This study investigates whether large language models (LLMs) can autonomously generate functionally equivalent malware variants that evade antivirus detection while preserving malicious functionality. To address this, we propose LLMalMorph—a semi-automated framework that requires no model fine-tuning. It leverages function-level code information extraction, structured prompt engineering, and semantics-aware code transformation strategies to produce behaviorally identical variants. Our key contribution lies in tightly integrating LLMs’ semantic understanding with lightweight, semantics-preserving code transformations—bypassing the limitations of syntax-only perturbations or black-box optimization approaches. Evaluated on 10 Windows-based malware samples, LLMalMorph generated 618 variants that reduced average detection rates across major commercial antivirus engines by 72.4%. Moreover, the variants significantly evaded machine learning–based detectors not specifically trained on LLM-generated samples, demonstrating a novel, LLM-driven threat paradigm for adaptive malware evolution.
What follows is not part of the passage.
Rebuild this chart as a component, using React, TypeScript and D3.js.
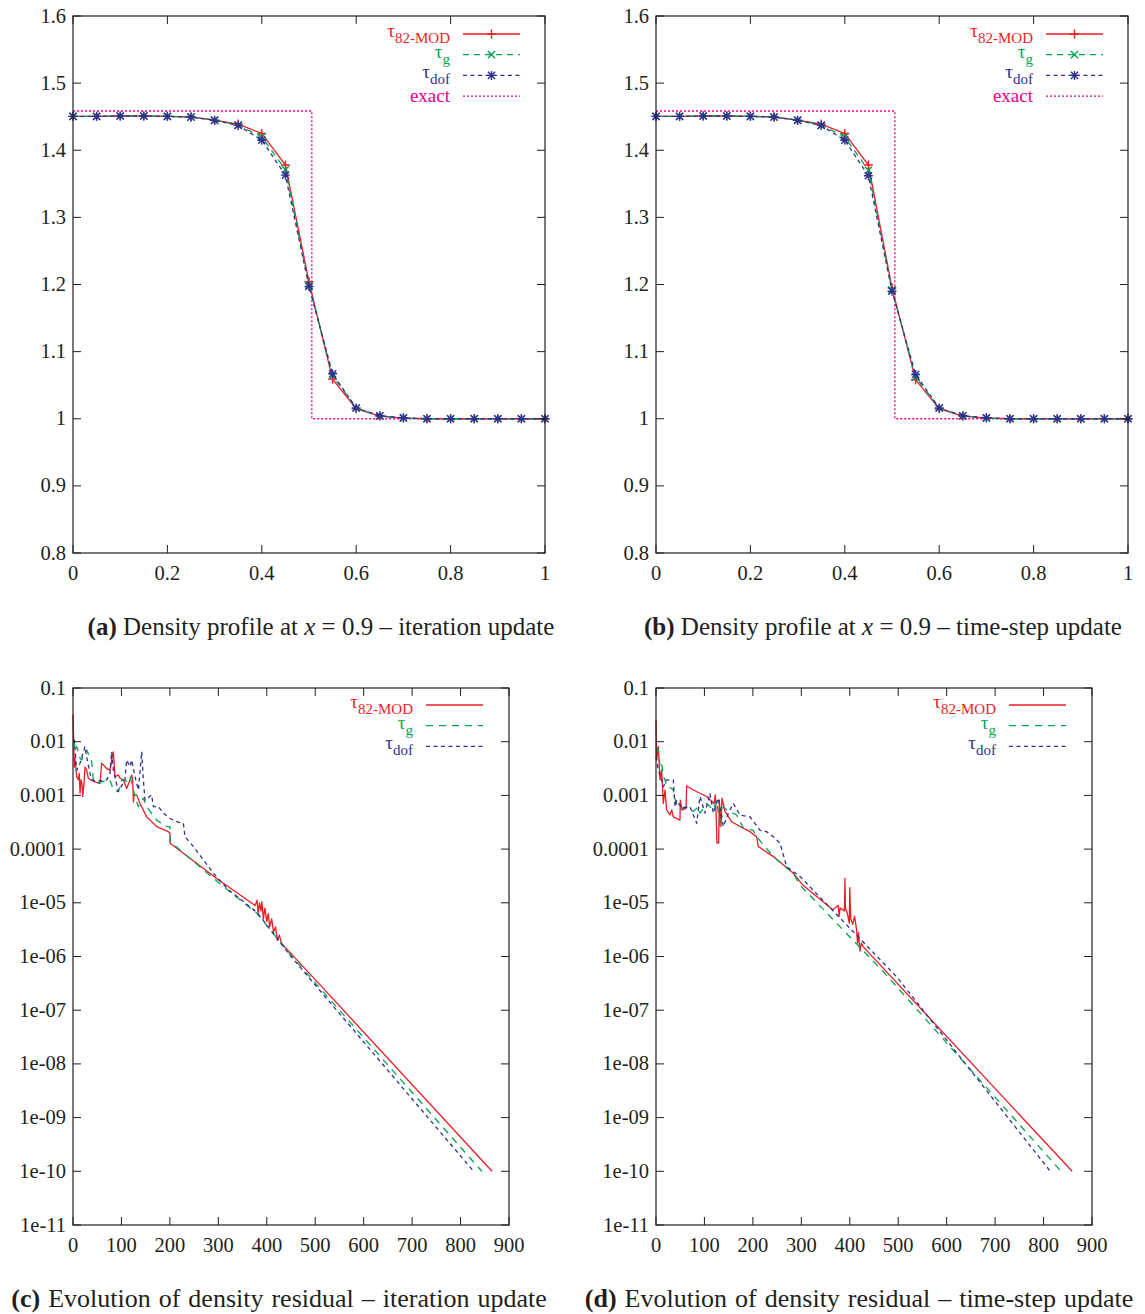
import * as d3 from 'd3';

// ---------- density profiles (panels a, b)
const profileX = [0, 0.05, 0.1, 0.15, 0.2, 0.25, 0.3, 0.35, 0.4, 0.45, 0.5, 0.55, 0.6, 0.65, 0.7, 0.75, 0.8, 0.85, 0.9, 0.95, 1];
const rhoA_mod = [1.4505, 1.4505, 1.451, 1.451, 1.4505, 1.4495, 1.4448, 1.439, 1.425, 1.378, 1.204, 1.059, 1.015, 1.004, 1.001, 1, 1, 1, 1, 1, 1];
const rhoA_g = [1.4505, 1.4505, 1.451, 1.451, 1.4505, 1.4495, 1.4448, 1.4375, 1.42, 1.371, 1.199, 1.064, 1.016, 1.004, 1.001, 1, 1, 1, 1, 1, 1];
const rhoA_dof = [1.4505, 1.4505, 1.451, 1.451, 1.4505, 1.4495, 1.4445, 1.437, 1.415, 1.363, 1.197, 1.067, 1.016, 1.0045, 1.0015, 1, 1, 1, 1, 1, 1];
const rhoB_mod = [1.4505, 1.4505, 1.451, 1.451, 1.4505, 1.4495, 1.4448, 1.439, 1.425, 1.378, 1.195, 1.058, 1.015, 1.004, 1.001, 1, 1, 1, 1, 1, 1];
const rhoB_g = [1.4505, 1.4505, 1.451, 1.451, 1.4505, 1.4495, 1.4448, 1.4375, 1.42, 1.37, 1.192, 1.062, 1.016, 1.004, 1.001, 1, 1, 1, 1, 1, 1];
const rhoB_dof = [1.4505, 1.4505, 1.451, 1.451, 1.4505, 1.4495, 1.4445, 1.437, 1.415, 1.362, 1.19, 1.066, 1.016, 1.0045, 1.0015, 1, 1, 1, 1, 1, 1];
const exactX = [0, 0.506, 0.506, 1];
const exactRho = [1.4585, 1.4585, 1, 1];

// ---------- residual histories (panels c, d): [iteration, log10(residual)]
const resC_mod = [[0, -1.5], [2.7, -2.47], [4, -2.3], [7.6, -2.65], [11, -2.71], [13, -2.59], [14.5, -2.96], [16.5, -2.71], [18.6, -2.78], [20, -3.02], [22.7, -2.78], [24.8, -2.47], [28.2, -2.53], [31.6, -2.68], [42, -2.74], [55.7, -2.78], [59.2, -2.4], [69.5, -2.5], [76.4, -2.53], [79.8, -2.34], [83.3, -2.19], [85.3, -2.47], [86.7, -2.65], [93.6, -2.62], [97, -2.68], [104, -2.71], [110.8, -2.87], [117.7, -2.71], [121.1, -2.62], [123.2, -2.71], [124.6, -3.12], [126, -2.99], [131.4, -2.99], [138.3, -3.15], [141.8, -3.21], [152, -3.4], [172.7, -3.58], [196.8, -3.675], [200.2, -3.71], [200.5, -3.89], [300, -4.57], [376, -5.05], [380, -4.95], [382, -5.2], [385, -5.0], [388, -5.15], [390, -4.98], [393, -5.3], [396, -5.1], [400, -5.35], [403, -5.2], [406, -5.45], [410, -5.3], [414, -5.55], [418, -5.45], [422, -5.7], [426, -5.6], [430, -5.75], [500, -6.43], [865, -10]];
const resC_g = [[0, -1.97], [2.7, -1.97], [4.1, -2.155], [7.6, -2.09], [14.5, -2.31], [17.9, -2.34], [21.3, -2.25], [28.2, -2.155], [38.5, -2.37], [42, -2.71], [48.8, -2.775], [62.6, -2.74], [76.4, -2.71], [83.3, -2.9], [93.6, -2.93], [100.5, -2.71], [110.8, -2.74], [117.7, -2.65], [128, -3.02], [135, -3.21], [145, -3.05], [152, -3.21], [172.7, -3.46], [193.4, -3.58], [200.2, -3.58], [200.5, -3.86], [300, -4.62], [380, -5.2], [450, -5.98], [844, -10]];
const resC_dof = [[0, -1.97], [2.7, -1.97], [7.6, -2.53], [14.5, -2.4], [24.8, -2.09], [28.2, -2.28], [35, -2.59], [38.5, -2.71], [48.8, -2.74], [69.5, -2.71], [76.4, -2.59], [79.8, -2.19], [83.3, -2.53], [93.6, -2.93], [107.3, -2.71], [110.8, -2.34], [117.7, -2.465], [121.1, -2.34], [128, -2.65], [135, -2.9], [141.8, -2.186], [145.2, -2.71], [148.7, -3.09], [162.4, -2.99], [165.9, -3.21], [176.2, -3.21], [186.5, -3.33], [200.2, -3.43], [214, -3.49], [227.8, -3.52], [231.2, -3.77], [248.4, -3.95], [289.7, -4.45], [320, -4.75], [380, -5.18], [450, -6.0], [827, -10]];
const resD_mod = [[0, -1.6], [1.4, -2.34], [4.8, -2.09], [8.3, -2.71], [11.7, -2.53], [15.1, -3.15], [18.6, -2.9], [22, -3.27], [28.9, -3.365], [32.4, -3.27], [35.8, -3.4], [49.5, -3.46], [50.2, -3.09], [53.7, -3.27], [61.9, -3.24], [63.3, -2.825], [77, -2.9], [104.5, -3.02], [119.7, -3.15], [122.5, -2.99], [124.5, -3.46], [125.9, -3.89], [129.3, -3.89], [130.7, -3.09], [134.1, -3.58], [136.2, -3.05], [142.4, -3.3], [156.1, -3.49], [173.4, -3.58], [194, -3.675], [207.8, -3.77], [211.2, -3.95], [242.2, -4.14], [283.5, -4.45], [303, -4.67], [365, -5.13], [376, -5.05], [378, -5.25], [380, -5.1], [389, -5.15], [390, -4.54], [391, -5.1], [395, -5.2], [399, -5.38], [400, -4.72], [402, -5.3], [406, -5.4], [410, -5.25], [414, -5.5], [416, -5.75], [418, -5.55], [421, -5.9], [424, -5.75], [428, -5.82], [859, -10]];
const resD_g = [[0, -2.09], [4.8, -2.155], [8.3, -2.465], [11.7, -2.4], [15.1, -2.65], [18.6, -2.71], [22, -2.84], [32.4, -2.87], [35.8, -2.9], [42.7, -3.21], [53, -3.24], [63.3, -3.21], [77, -3.3], [87.4, -3.21], [90.8, -3.33], [104.5, -3.15], [118.3, -3.27], [125.2, -3.09], [132, -3.58], [138.9, -3.21], [145.8, -3.27], [166.4, -3.365], [180.2, -3.61], [200.8, -3.65], [207.8, -3.77], [242.2, -4.14], [283.5, -4.45], [297, -4.67], [469, -6.28], [836, -10]];
const resD_dof = [[0, -2.28], [4.8, -2.527], [11.7, -2.71], [15.1, -2.84], [22, -2.71], [35.8, -2.71], [39.2, -3.21], [42.7, -3.09], [53, -3.24], [70.2, -3.21], [84, -3.52], [90.8, -3.02], [101.2, -3.33], [111.5, -2.96], [118.3, -3.33], [128.6, -3.05], [139, -3.58], [149.3, -3.33], [159.6, -3.15], [173.4, -3.365], [194, -3.4], [214.7, -3.65], [228.5, -3.675], [242.2, -3.77], [256, -3.89], [269.8, -4.33], [297.3, -4.51], [497, -6.38], [814, -10]];

// ---------- ticks
const profileXTicks = [0, 0.2, 0.4, 0.6, 0.8, 1];
const profileYTicks = [0.8, 0.9, 1, 1.1, 1.2, 1.3, 1.4, 1.5, 1.6];
const resXTicks = [0, 100, 200, 300, 400, 500, 600, 700, 800, 900];
const resYTicks = [1e-11, 1e-10, 1e-9, 1e-8, 1e-7, 1e-6, 1e-5, 1e-4, 1e-3, 1e-2, 1e-1];
const resYLabels = ['1e-11', '1e-10', '1e-09', '1e-08', '1e-07', '1e-06', '1e-05', '0.0001', '0.001', '0.01', '0.1'];

const RED = '#ed1c24';
const GREEN = '#00a651';
const BLUE = '#2e3192';
const MAGENTA = '#ec008c';
const FONT = '"Liberation Serif", "Times New Roman", serif';
const INK = '#231f20';

function Marker({ kind, cx, cy, color }: { kind: string; cx: number; cy: number; color: string }) {
  const s = 4.5;
  const d = 3.6;
  let p = '';
  if (kind === 'plus') p = `M${cx - s},${cy}H${cx + s}M${cx},${cy - s}V${cy + s}`;
  if (kind === 'cross') p = `M${cx - d},${cy - d}L${cx + d},${cy + d}M${cx - d},${cy + d}L${cx + d},${cy - d}`;
  if (kind === 'star') p = `M${cx - s},${cy}H${cx + s}M${cx},${cy - s}V${cy + s}M${cx - d},${cy - d}L${cx + d},${cy + d}M${cx - d},${cy + d}L${cx + d},${cy - d}`;
  return <path d={p} stroke={color} strokeWidth={1.4} fill="none" />;
}

function Frame({ x, y, xTicks, yTicks, xLabels, yLabels }: any) {
  const [x0, x1] = x.range();
  const [y0, y1] = y.range(); // y0 bottom, y1 top
  const tl = 8;
  return (
    <g fontFamily={FONT} fontSize={20.5} fill={INK}>
      {xTicks.map((t: number, i: number) => (
        <g key={'x' + i}>
          <line x1={x(t)} x2={x(t)} y1={y0} y2={y0 - tl} stroke={INK} strokeWidth={1} />
          <line x1={x(t)} x2={x(t)} y1={y1} y2={y1 + tl} stroke={INK} strokeWidth={1} />
          <text x={x(t)} y={y0 + 27} textAnchor="middle">{xLabels[i]}</text>
        </g>
      ))}
      {yTicks.map((t: number, i: number) => (
        <g key={'y' + i}>
          <line x1={x0} x2={x0 + tl} y1={y(t)} y2={y(t)} stroke={INK} strokeWidth={1} />
          <line x1={x1} x2={x1 - tl} y1={y(t)} y2={y(t)} stroke={INK} strokeWidth={1} />
          <text x={x0 - 7} y={y(t) + 6.5} textAnchor="end">{yLabels[i]}</text>
        </g>
      ))}
      <rect x={x0} y={y1} width={x1 - x0} height={y0 - y1} fill="none" stroke={INK} strokeWidth={1.2} />
    </g>
  );
}

function Legend({ right, top, rows }: { right: number; top: number; rows: any[] }) {
  const lx1 = right + 13;
  const lx2 = right + 70;
  return (
    <g fontFamily={FONT}>
      {rows.map((r, i) => {
        const ly = top + i * 20.7;
        return (
          <g key={i}>
            {r.sub !== undefined ? (
              <text x={right} y={ly + 3} textAnchor="end" fill={r.color} fontSize={19}>
                <tspan>τ</tspan>
                <tspan dy={6} fontSize={15}>{r.sub}</tspan>
              </text>
            ) : (
              <text x={right} y={ly + 6} textAnchor="end" fill={r.color} fontSize={19}>{r.label}</text>
            )}
            <line x1={lx1} x2={lx2} y1={ly} y2={ly} stroke={r.color} strokeWidth={1.3} strokeDasharray={r.dash} />
            {r.marker && <Marker kind={r.marker} cx={(lx1 + lx2) / 2} cy={ly} color={r.color} />}
          </g>
        );
      })}
    </g>
  );
}

function ProfilePanel({ left, mod, g, dof }: { left: number; mod: number[]; g: number[]; dof: number[] }) {
  const top = 16;
  const x = d3.scaleLinear().domain([0, 1]).range([left, left + 472]);
  const y = d3.scaleLinear().domain([0.8, 1.6]).range([553, top]);
  const line = d3.line<number>().x((_, i) => x(profileX[i])).y((d) => y(d));
  const exactLine = d3.line<number>().x((_, i) => x(exactX[i])).y((d) => y(d));
  const series = [
    { data: mod, color: RED, dash: undefined, marker: 'plus' },
    { data: g, color: GREEN, dash: '6,5', marker: 'cross' },
    { data: dof, color: BLUE, dash: '4,3.5', marker: 'star' },
  ];
  return (
    <g>
      <path d={exactLine(exactRho) || ''} fill="none" stroke={MAGENTA} strokeWidth={1.3} strokeDasharray="2,2" />
      {series.map((s, k) => (
        <g key={k}>
          <path d={line(s.data) || ''} fill="none" stroke={s.color} strokeWidth={1.3} strokeDasharray={s.dash} />
          {s.data.map((v, i) => (
            <Marker key={i} kind={s.marker} cx={x(profileX[i])} cy={y(v)} color={s.color} />
          ))}
        </g>
      ))}
      <Frame x={x} y={y} xTicks={profileXTicks} yTicks={profileYTicks}
        xLabels={profileXTicks.map((t) => String(t))} yLabels={profileYTicks.map((t) => String(t))} />
      <Legend right={left + 377} top={34} rows={[
        { sub: '82-MOD', color: RED, marker: 'plus' },
        { sub: 'g', color: GREEN, dash: '6,5', marker: 'cross' },
        { sub: 'dof', color: BLUE, dash: '4,3.5', marker: 'star' },
        { label: 'exact', color: MAGENTA, dash: '2,2' },
      ]} />
    </g>
  );
}

function ResidualPanel({ left, mod, g, dof }: { left: number; mod: number[][]; g: number[][]; dof: number[][] }) {
  const x = d3.scaleLinear().domain([0, 900]).range([left, left + 436]);
  const y = d3.scaleLog().domain([1e-11, 0.1]).range([1225, 688]);
  const line = d3.line<number[]>().x((d) => x(d[0])).y((d) => y(Math.pow(10, d[1])));
  const series = [
    { data: mod, color: RED, dash: undefined },
    { data: g, color: GREEN, dash: '7,6' },
    { data: dof, color: BLUE, dash: '4,3.5' },
  ];
  return (
    <g>
      {series.map((s, k) => (
        <path key={k} d={line(s.data) || ''} fill="none" stroke={s.color} strokeWidth={1.3} strokeDasharray={s.dash} strokeLinejoin="round" />
      ))}
      <Frame x={x} y={y} xTicks={resXTicks} yTicks={resYTicks}
        xLabels={resXTicks.map((t) => String(t))} yLabels={resYLabels} />
      <Legend right={left + 340} top={705} rows={[
        { sub: '82-MOD', color: RED },
        { sub: 'g', color: GREEN, dash: '7,6' },
        { sub: 'dof', color: BLUE, dash: '4,3.5' },
      ]} />
    </g>
  );
}

function Caption({ cx, y, tag, pre, italic, post, size, ws }: any) {
  return (
    <text x={cx} y={y} textAnchor="middle" fontFamily={FONT} fontSize={size || 25} fill={INK} style={{ wordSpacing: ws || 0 }}>
      <tspan fontWeight="bold">{tag}</tspan>
      <tspan>{pre}</tspan>
      {italic && <tspan fontStyle="italic">{italic}</tspan>}
      <tspan>{post}</tspan>
    </text>
  );
}

export default function App() {
  return (
    <svg width={1145} height={1314} style={{ position: 'absolute', left: 0, top: 0, background: '#fff' }}>
      <ProfilePanel left={73} mod={rhoA_mod} g={rhoA_g} dof={rhoA_dof} />
      <ProfilePanel left={656} mod={rhoB_mod} g={rhoB_g} dof={rhoB_dof} />
      <ResidualPanel left={73} mod={resC_mod} g={resC_g} dof={resC_dof} />
      <ResidualPanel left={656} mod={resD_mod} g={resD_g} dof={resD_dof} />
      <Caption cx={321} y={635} tag="(a)" pre=" Density profile at " italic="x" post=" = 0.9 – iteration update" />
      <Caption cx={883} y={635} tag="(b)" pre=" Density profile at " italic="x" post=" = 0.9 – time-step update" />
      <Caption cx={279} y={1307} size={26} ws={1.5} tag="(c)" pre=" Evolution of density residual – iteration update" />
      <Caption cx={859} y={1307} size={26} ws={1.5} tag="(d)" pre=" Evolution of density residual – time-step update" />
    </svg>
  );
}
Large Language Models (LLMs) have transformed software development and automated code generation. Motivated by these advancements, this paper explores the feasibility of LLMs in modifying malware source code to generate variants. We introduce LLMalMorph, a semi-automated framework that leverages semantical and syntactical code comprehension by LLMs to generate new malware variants. LLMalMorph extracts function-level information from the malware source code and employs custom-engineered prompts coupled with strategically defined code transformations to guide the LLM in generating variants without resource-intensive fine-tuning. To evaluate LLMalMorph, we collected 10 diverse Windows malware samples of varying types, complexity and functionality and generated 618 variants. Our thorough experiments demonstrate that it is possible to reduce the detection rates of antivirus engines of these malware variants to some extent while preserving malware functionalities. In addition, despite not optimizing against any Machine Learning (ML)-based malware detectors, several variants also achieved notable attack success rates against an ML-based malware classifier. We also discuss the limitations of current LLM capabilities in generating malware variants from source code and assess where this emerging technology stands in the broader context of malware variant generation.